Тогда Тарутин приостановился возле двери и снова, как у окна, не покачнувшись, повернулся всем корпусом к столу, в упор принимая эту бушующую хохотом, визгом и криками бессильную ненависть к себе, сказал: «Прекрасно, я надолго запомню ваши милые лица, гуманисты», — и под его непрощающим, медленным взглядом стали опадать крики, топот, гвалт в комнате, мстительная истерика, жестокий взрыв беспощадности, который не мог даже предположить Дроздов в среде знакомых и незнакомых коллег, образованных, добропорядочных, и, загораясь сопротивлением и гневом, он выговорил:

— Так что же это, друзья? Все против одного? Завидная храбрость!..

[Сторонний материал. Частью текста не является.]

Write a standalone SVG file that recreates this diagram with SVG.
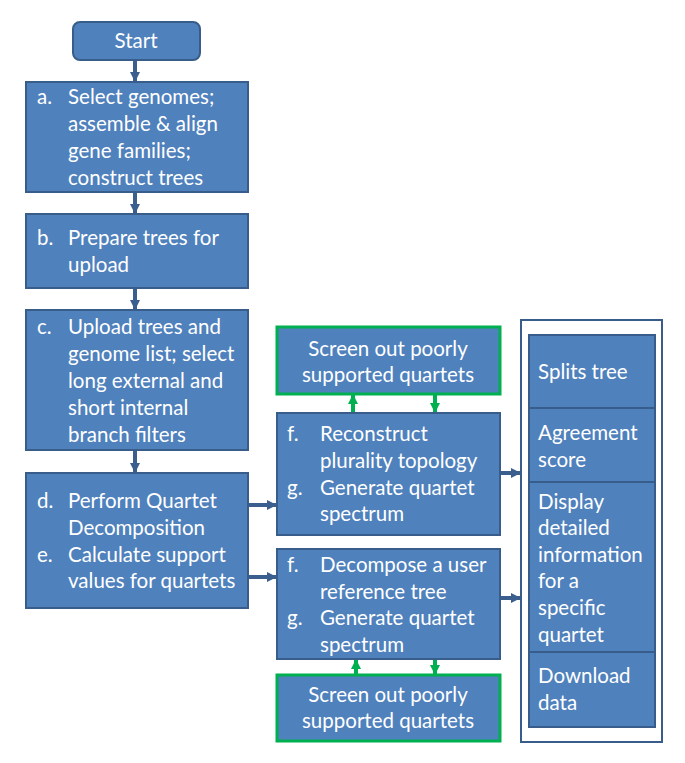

Тарутин жестко рассмеялся.

— Сантименты, Дроздов! Один против всех. Так лучше. И надежнее. Никто не предаст. Общий привет!

Он поднес два пальца к виску и вышел. Все это было похоже на сумасшествие.

Глава одиннадцатая

Он бросил пиджак на спинку кресла, распустил узел душившего его галстука и долго ходил по своей пустынной квартире, не успокаивающей прижившейся здесь тишиной, сладковатым запахом книг и пыли, скрипом рассохшегося паркета. Он то и дело останавливался перед телефоном, удерживая себя набрать номер Тарутина, не вполне уверенный в разумном разговоре с ним сейчас.

Злобный хохот, крики, женские взвизги, топот ног вновь отпечатывались в ушах Дроздова и отвратительно, и враждебно звучали еще. Все, что произошло на вечере у Чернышева, все было скандальным, пьяным, шутовским, но одновременно врезалось в сознание какое-то не пьяное, а осмысленное бесстрашие Тарутина, близкое к отчаянию его презрение, его вызов и Битвину, и академику Козину, и своим коллегам, как если бы он порывал с ними навсегда.

— Вот бреду я вдоль большой дороги в тихом свете гаснущего дня. Да, Тютчев, Тютчев! — сказал вслух Дроздов и до боли провел рукой по лбу. — И что же? Что?